For each line below that includes the word "React", make a copy.

§ **INFORMATION SUPPLIED**
★ ★ ★ ★ ★ ★ ★
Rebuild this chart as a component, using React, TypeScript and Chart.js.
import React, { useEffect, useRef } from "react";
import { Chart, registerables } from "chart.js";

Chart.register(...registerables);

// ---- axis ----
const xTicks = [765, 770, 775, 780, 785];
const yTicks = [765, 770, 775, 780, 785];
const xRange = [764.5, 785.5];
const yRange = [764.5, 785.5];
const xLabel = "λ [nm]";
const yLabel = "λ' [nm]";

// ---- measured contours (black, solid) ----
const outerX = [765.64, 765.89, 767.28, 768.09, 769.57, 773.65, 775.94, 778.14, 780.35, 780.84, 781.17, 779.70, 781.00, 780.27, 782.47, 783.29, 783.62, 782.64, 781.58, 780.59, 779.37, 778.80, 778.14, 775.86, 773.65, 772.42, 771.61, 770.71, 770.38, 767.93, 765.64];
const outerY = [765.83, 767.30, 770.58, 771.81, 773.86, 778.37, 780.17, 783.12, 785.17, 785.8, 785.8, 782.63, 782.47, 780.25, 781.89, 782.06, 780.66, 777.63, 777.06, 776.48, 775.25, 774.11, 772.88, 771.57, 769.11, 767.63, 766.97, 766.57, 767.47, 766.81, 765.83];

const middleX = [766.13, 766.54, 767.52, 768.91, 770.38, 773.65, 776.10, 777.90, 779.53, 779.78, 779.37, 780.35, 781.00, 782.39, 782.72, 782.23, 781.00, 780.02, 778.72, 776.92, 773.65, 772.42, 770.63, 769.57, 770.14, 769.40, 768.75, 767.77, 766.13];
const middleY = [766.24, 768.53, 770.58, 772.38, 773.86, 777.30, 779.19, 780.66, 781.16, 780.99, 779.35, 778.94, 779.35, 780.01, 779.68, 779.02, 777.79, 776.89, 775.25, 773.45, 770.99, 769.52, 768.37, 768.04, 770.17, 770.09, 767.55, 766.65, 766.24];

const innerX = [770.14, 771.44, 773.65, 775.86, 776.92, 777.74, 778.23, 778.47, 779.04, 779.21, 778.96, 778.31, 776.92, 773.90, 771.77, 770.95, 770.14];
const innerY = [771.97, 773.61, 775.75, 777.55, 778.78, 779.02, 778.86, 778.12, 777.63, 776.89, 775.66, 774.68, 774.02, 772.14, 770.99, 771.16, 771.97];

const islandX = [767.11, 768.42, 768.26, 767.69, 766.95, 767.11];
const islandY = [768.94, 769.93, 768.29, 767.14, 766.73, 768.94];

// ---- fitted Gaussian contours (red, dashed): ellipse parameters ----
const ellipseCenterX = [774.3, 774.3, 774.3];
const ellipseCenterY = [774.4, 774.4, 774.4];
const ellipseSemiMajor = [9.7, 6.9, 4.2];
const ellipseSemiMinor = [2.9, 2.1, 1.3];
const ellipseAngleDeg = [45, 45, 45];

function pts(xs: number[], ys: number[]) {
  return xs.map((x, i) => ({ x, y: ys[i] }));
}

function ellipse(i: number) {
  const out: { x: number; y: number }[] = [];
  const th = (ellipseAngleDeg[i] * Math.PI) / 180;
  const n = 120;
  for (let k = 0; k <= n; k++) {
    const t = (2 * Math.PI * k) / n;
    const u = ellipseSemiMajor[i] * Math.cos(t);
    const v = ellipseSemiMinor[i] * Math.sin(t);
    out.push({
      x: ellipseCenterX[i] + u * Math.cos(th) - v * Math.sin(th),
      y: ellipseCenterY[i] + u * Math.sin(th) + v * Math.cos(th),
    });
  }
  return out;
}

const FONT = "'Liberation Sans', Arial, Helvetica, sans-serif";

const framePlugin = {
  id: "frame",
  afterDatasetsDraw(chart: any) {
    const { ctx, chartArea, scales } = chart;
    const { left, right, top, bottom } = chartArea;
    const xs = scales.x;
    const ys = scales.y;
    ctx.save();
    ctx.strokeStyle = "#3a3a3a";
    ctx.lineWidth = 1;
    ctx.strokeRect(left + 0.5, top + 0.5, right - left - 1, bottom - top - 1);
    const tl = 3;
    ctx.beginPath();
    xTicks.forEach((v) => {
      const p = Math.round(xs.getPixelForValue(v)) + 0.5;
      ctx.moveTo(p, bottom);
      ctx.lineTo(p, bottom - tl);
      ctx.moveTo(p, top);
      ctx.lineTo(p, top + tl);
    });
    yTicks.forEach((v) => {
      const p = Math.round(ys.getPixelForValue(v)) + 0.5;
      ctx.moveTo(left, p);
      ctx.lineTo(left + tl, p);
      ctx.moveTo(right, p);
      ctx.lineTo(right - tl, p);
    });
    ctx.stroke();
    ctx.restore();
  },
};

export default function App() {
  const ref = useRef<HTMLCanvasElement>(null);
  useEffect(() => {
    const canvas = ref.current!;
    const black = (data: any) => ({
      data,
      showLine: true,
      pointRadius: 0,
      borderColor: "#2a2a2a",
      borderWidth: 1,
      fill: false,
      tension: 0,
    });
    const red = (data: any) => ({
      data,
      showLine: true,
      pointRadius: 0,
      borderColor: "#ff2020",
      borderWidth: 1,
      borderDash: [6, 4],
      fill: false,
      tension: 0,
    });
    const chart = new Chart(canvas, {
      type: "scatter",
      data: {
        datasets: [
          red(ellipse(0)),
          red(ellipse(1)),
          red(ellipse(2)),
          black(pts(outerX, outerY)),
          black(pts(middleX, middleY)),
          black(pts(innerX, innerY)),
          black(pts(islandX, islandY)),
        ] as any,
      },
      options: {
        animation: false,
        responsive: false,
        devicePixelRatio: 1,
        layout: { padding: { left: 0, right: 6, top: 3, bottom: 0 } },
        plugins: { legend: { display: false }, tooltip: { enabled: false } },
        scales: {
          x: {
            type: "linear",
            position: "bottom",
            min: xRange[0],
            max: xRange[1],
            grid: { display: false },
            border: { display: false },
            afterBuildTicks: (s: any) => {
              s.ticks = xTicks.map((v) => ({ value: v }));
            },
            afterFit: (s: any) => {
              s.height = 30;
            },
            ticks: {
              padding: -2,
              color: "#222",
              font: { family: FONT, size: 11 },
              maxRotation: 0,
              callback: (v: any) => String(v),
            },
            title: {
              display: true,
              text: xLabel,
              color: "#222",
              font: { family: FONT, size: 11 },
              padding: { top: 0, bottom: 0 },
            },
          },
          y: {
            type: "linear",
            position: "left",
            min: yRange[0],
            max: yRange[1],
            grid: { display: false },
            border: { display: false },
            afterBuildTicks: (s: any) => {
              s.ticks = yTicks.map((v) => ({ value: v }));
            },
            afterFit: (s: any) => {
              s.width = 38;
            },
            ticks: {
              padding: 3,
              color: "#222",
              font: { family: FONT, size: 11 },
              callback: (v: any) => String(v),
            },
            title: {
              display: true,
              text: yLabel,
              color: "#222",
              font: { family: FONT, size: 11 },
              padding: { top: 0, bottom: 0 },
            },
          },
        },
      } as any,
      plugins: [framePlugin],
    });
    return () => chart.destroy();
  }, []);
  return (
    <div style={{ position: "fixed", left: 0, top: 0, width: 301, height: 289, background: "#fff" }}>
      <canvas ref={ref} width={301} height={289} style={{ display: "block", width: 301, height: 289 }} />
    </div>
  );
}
★ ★ ★ ★ ★ ★ ★
§ **OUTPUT**
Rebuild this chart as a component, using React, TypeScript and Chart.js.
import React, { useEffect, useRef } from "react";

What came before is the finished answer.